Educating for virtue first
Taken together, the central thesis of the Declaration of Independence is a testimony to the necessarily tight relationship between liberal education and a free society. It is not merely an education designed for the empowerment of the individual to some undefined end. For Jefferson and the Founders, a liberal education, embodied in the study of the twin pillars of Western thought, Greco-Roman and Judeo-Christian, provided the canon of knowledge that was both philosophical justification and ethical framing of the self-evident truths and natural rights that a free society is to be built upon. The American project is, in no small part, the consequence of liberal education.
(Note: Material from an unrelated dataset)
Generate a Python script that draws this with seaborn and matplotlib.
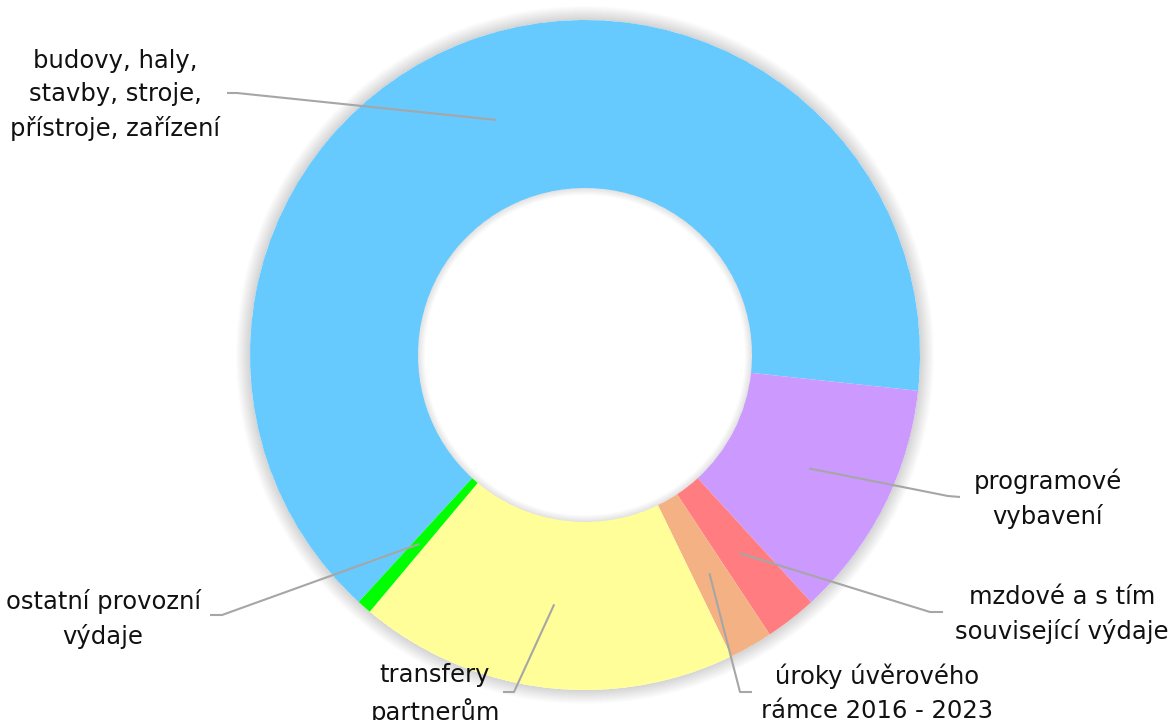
import numpy as np
import matplotlib
matplotlib.use("Agg")
import matplotlib.pyplot as plt
import seaborn as sns
from matplotlib.patches import Wedge

# Canvas in pixels
W, H = 1174, 720
CENTER = (585, H - 355)
R_OUT = 335
R_IN = 167

# Data
categories = [
    "budovy, haly,\nstavby, stroje,\npřístroje, zařízení",
    "programové\nvybavení",
    "mzdové a s tím\nsouvisející výdaje",
    "úroky úvěrového\nrámce 2016 - 2023",
    "transfery\npartnerům",
    "ostatní provozní\nvýdaje",
]
shares = [64.9, 11.5, 2.5, 2.1, 18.3, 0.7]
colors = ["#66CAFE", "#CC99FF", "#FF7C80", "#F4B183", "#FFFE99", "#00FF00"]

# label layout (pixel coords, y down): text centre, elbow, tail end
label_pos = [(115, 95), (1048, 499), (1062, 614), (877, 693), (435, 694), (103, 619)]
elbows = [(237, 93), (948, 496), (930, 612), (740, 692), (514, 692), (222, 615)]
tails = [(227, 93), (960, 497), (943, 612), (752, 692), (503, 692), (210, 615)]


def px(p):
    return p[0], H - p[1]


sns.set_theme(style="white")
plt.rcParams['font.family'] = ['DejaVu Sans']

fig = plt.figure(figsize=(W / 100, H / 100), dpi=100)
ax = fig.add_axes([0, 0, 1, 1])

# soft outer shadow (annuli so the hole stays white)
for k in range(1, 15):
    ax.add_patch(Wedge(CENTER, R_OUT + k, 0, 360, width=k, facecolor="black",
                       alpha=0.011, linewidth=0, zorder=0))

wedges, _ = ax.pie(shares, colors=colors, startangle=227.5, counterclock=False,
                   radius=R_OUT, center=CENTER,
                   wedgeprops=dict(width=R_OUT - R_IN, linewidth=0))

# soft inner shadow in the hole
for k in range(1, 8):
    ax.add_patch(Wedge(CENTER, R_IN, 0, 360, width=k, facecolor="black",
                       alpha=0.015, linewidth=0, zorder=5))

for w, label, lp, el, tl in zip(wedges, categories, label_pos, elbows, tails):
    mid = np.deg2rad((w.theta1 + w.theta2) / 2)
    anchor = (CENTER[0] + 0.75 * R_OUT * np.cos(mid),
              CENTER[1] + 0.75 * R_OUT * np.sin(mid))
    ex, ey = px(el)
    tx, ty = px(tl)
    ax.plot([anchor[0], ex, tx], [anchor[1], ey, ty], color="#A6A6A6",
            linewidth=1.5, zorder=6, solid_capstyle="butt")
    lx, ly = px(lp)
    ax.text(lx, ly, label, ha="center", va="center", fontsize=17.5,
            color="#111111", linespacing=1.5, zorder=7)

ax.set_xlim(0, W)
ax.set_ylim(0, H)
ax.set_aspect("equal")
ax.axis("off")

fig.savefig("out.png", dpi=100, facecolor="white")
To answer the question of the nature of a relationship between liberal education and a free society, one need only consider the epitaph on Jefferson’s tombstone:
Here was buried Thomas Jefferson Author of the Declaration of American Independence Of the Statute of Virginia for religious freedom & Father of the University of Virginia.
Jefferson understood that a free society is birthed from the womb of Wisdom, and that Wisdom is to be found enshrined in places of learning that hold to a classically understood philosophy of liberal education. To that end he employed his life, fortune and sacred honor. The generations that follow would be wise to imitate such an example.